Five areas we need innovation in the water sector now
18 Dec 2020
In the UK, we’re very lucky that we can turn on our taps or flush our toilets without thinking about where our water is coming from and the people working tirelessly across the country to ensure we have access to clean water everyday.
This isn’t true for everyone. Take Cape Town as just one example; the challenge of access to clean water for all is a long way from being solved. Climate change, population growth and many other factors are driving water stress across the globe.
Here at Nesta Challenges, we’re excited to be working with Ofwat, the regulator for the water sector in England and Wales, to deliver a series of water innovation competitions that aim to make sure that we can continue to take for granted high quality, clean water from our taps and toilets in years to come.
The five themes
Following a consultation process, Ofwat have published five strategic innovation themes where a spotlight on innovation is needed. But what are they?

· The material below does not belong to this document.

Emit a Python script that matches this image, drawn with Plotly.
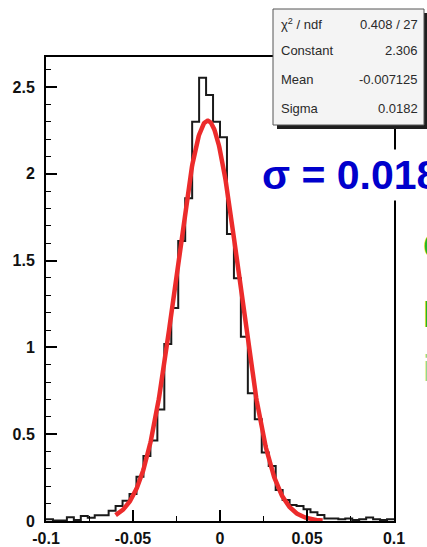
import numpy as np
import plotly.graph_objects as go

# ---------------- data ----------------
bin_edges = np.round(np.linspace(-0.1, 0.1, 51), 4)   # 50 bins of width 0.004
bin_values = [0.010, 0.003, 0.003, 0.021, 0.006, 0.029, 0.019, 0.033, 0.033, 0.059,
              0.086, 0.117, 0.155, 0.255, 0.374, 0.463, 0.643, 1.020, 1.227, 1.613,
              1.859, 2.300, 2.554, 2.454, 2.300, 2.210, 1.653, 1.398, 1.062, 0.736,
              0.586, 0.394, 0.317, 0.179, 0.121, 0.092, 0.086, 0.067, 0.050, 0.035,
              0.015, 0.015, 0.010, 0.015, 0.006, 0.010, 0.020, 0.010, 0.006, 0.010]

fit_constant = 2.306
fit_mean = -0.007125
fit_sigma = 0.0182
fit_range = [-0.060, 0.059]

stats_labels = ["χ<sup>2</sup> / ndf", "Constant", "Mean", "Sigma"]
stats_values = ["0.408 / 27", "2.306", "-0.007125", "0.0182"]

x_tick_vals = [-0.1, -0.05, 0, 0.05, 0.1]
x_tick_text = ["-0.1", "-0.05", "0", "0.05", "0.1"]
y_tick_vals = [0, 0.5, 1, 1.5, 2, 2.5]
y_tick_text = ["0", "0.5", "1", "1.5", "2", "2.5"]

sigma_text = "σ = 0.0182"
side_letters = ["C", "E", "i"]
side_colors = ["#22b822", "#22b822", "#8fd88f"]

# ---------------- layout geometry ----------------
W, H = 427, 547
L, R, T, B = 46, 394, 57, 521


def px2x(px):
    return (px - L) / (R - L)


def py2y(py):
    return (B - py) / (B - T)


FONT = "Liberation Sans, Arial, Helvetica, sans-serif"

fig = go.Figure()

# histogram outline
hx = list(bin_edges)
hy = list(bin_values) + [bin_values[-1]]
fig.add_trace(go.Scatter(x=hx, y=hy, mode="lines", line=dict(color="#1a1a1a", width=2, shape="hv"),
                         hoverinfo="skip", showlegend=False))

# gaussian fit curve
fx = np.linspace(fit_range[0], fit_range[1], 400)
fy = fit_constant * np.exp(-0.5 * ((fx - fit_mean) / fit_sigma) ** 2)
fig.add_trace(go.Scatter(x=fx, y=fy, mode="lines", line=dict(color="#ec2b2b", width=4.5),
                         hoverinfo="skip", showlegend=False))

shapes = []
# stats box shadow + box
shapes.append(dict(type="rect", xref="paper", yref="paper",
                   x0=px2x(277), x1=px2x(428), y0=py2y(129), y1=py2y(13),
                   fillcolor="#1e1e1e", line=dict(width=0), layer="above"))
shapes.append(dict(type="rect", xref="paper", yref="paper",
                   x0=px2x(273), x1=px2x(424), y0=py2y(125), y1=py2y(9),
                   fillcolor="#f4f4f4", line=dict(color="#555555", width=1), layer="above"))

annotations = []
row_y = [24, 51, 80, 109]
for lab, val, ry in zip(stats_labels, stats_values, row_y):
    annotations.append(dict(xref="paper", yref="paper", x=px2x(279), y=py2y(ry), text=lab,
                            xanchor="left", yanchor="middle", showarrow=False,
                            font=dict(family=FONT, size=13, color="#2a2a2a")))
    annotations.append(dict(xref="paper", yref="paper", x=px2x(420), y=py2y(ry), text=val,
                            xanchor="right", yanchor="middle", showarrow=False,
                            font=dict(family=FONT, size=13, color="#2a2a2a")))

annotations.append(dict(xref="paper", yref="paper", x=px2x(259), y=py2y(175), text=sigma_text,
                        xanchor="left", yanchor="middle", showarrow=False,
                        bgcolor="white", borderpad=2,
                        font=dict(family=FONT, size=41, color="#0000cc", weight="bold")))

for letter, col, ly in zip(side_letters, side_colors, [246, 314, 368]):
    annotations.append(dict(xref="paper", yref="paper", x=px2x(421), y=py2y(ly), text=letter,
                            xanchor="left", yanchor="middle", showarrow=False,
                            font=dict(family=FONT, size=37, color=col, weight="bold")))

fig.update_layout(
    width=W, height=H, autosize=False,
    margin=dict(l=L, r=W - R, t=T, b=H - B, pad=0, autoexpand=False),
    paper_bgcolor="white", plot_bgcolor="white",
    shapes=shapes, annotations=annotations,
    showlegend=False,
)

fig.update_xaxes(range=[-0.1, 0.1], showgrid=False, zeroline=False, automargin=False,
                 showline=True, linecolor="black", linewidth=2, mirror=True,
                 ticks="inside", ticklen=11, tickwidth=1.5, tickcolor="black",
                 tickvals=x_tick_vals, ticktext=x_tick_text,
                 minor=dict(dtick=0.025, tick0=0, ticks="inside", ticklen=5, tickwidth=1.2, tickcolor="black"),
                 tickfont=dict(family=FONT, size=16, color="#111111", weight="bold"),
                 ticklabelstandoff=2)
fig.update_yaxes(range=[0, (B - T) / 173.6], showgrid=False, zeroline=False, automargin=False,
                 showline=True, linecolor="black", linewidth=2, mirror=True,
                 ticks="inside", ticklen=11, tickwidth=1.5, tickcolor="black",
                 tickvals=y_tick_vals, ticktext=y_tick_text,
                 minor=dict(dtick=0.1, tick0=0, ticks="inside", ticklen=5, tickwidth=1.2, tickcolor="black"),
                 tickfont=dict(family=FONT, size=16, color="#111111", weight="bold"),
                 ticklabelstandoff=6)

fig.write_html("out.html")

1. Climate change and the path to net zero
Climate change is already having a significant impact on our water system, with less frequent but heavier rainfall causing more flooding and longer and hotter summers putting a strain on our water supplies such as rivers and underground aquifers.
The transition to net zero is critical to ensuring we reach our 1.5°C target; but water processing – be it pumping, treatment or something else – can be a highly energy intensive process that needs new approaches to find solutions for the future.
Innovation is needed in the water sector to respond and adapt to the new reality of our climate and how we can safeguard the future. You only need to look at a map of what would happen to England and Wales if we don’t hit 1.5°C with rising sea levels to understand just how important this focus is.
2. Restoring the ecological status of our water environments
Climate change is giving us a major nudge not to take the services nature provide to us – known as ecosystem services – for granted. Nature has a big role to play in supply of our water. For example in much of England, we are blessed with chalk that provides a natural filter for our water supply, just as you learned in that class in primary school on the water cycle.
Restoring the ecological status of our water environments – such as rivers and streams – is key to protecting us from the impacts of extreme weather and pollution into the future.
3. Mitigating operational resilience and infrastructure risks.
Now this one doesn’t sound quite as obvious as the first two – but in order to deliver water supply to a growing population with a trajectory of increased water use per person, whilst also restoring the ecological status of our water environments, we need to ensure as little water and energy used in processing water is wasted. Water companies need innovation to help them manage water supply as efficiently as possible; ensuring we don’t wake up with our houses flooded due to major leaks, or no water in our taps due to water shortages.
Just like many other sectors, Ofwat have identified two key areas which are ripe for innovation to support achieving these goals:
4. Testing new ways of conducting core activities to deliver wider public value
Whether it’s installing rainwater harvesting and recycling systems on new housing developments or replacing chemicals involved in processing with nature-led approaches such as using charcoal and UV lights, the water sector have been experimenting with new ways to conduct their core activities – supplying and treating water – over the last few years. There are many more opportunities to explore this, delivering value back to us, the public, potentially through lower water bills or enabling more houses in our communities to be built.
5. Exploring the opportunities associated with open data
Open data is one of the key opportunities that the water sector is ripe for innovation – stimulating collaboration, and encouraging new business models and service offerings that can contributing to solving some of the problems in 1-3 above; just as we’ve seen innovation in London’s transport system and the UK financial services industry through introducing open data, opening up information enables more people to understand and respond to the challenges we’re facing.
We’re really excited to open the first round of Ofwat’s Innovation in Water Challenge, seeking entries focusing on one or more of these strategic innovation themes on 18 January 2021. This challenge is an opportunity to win £50,000 to £250,000 to support kick-start, grow or scale innovative initiatives led by water companies.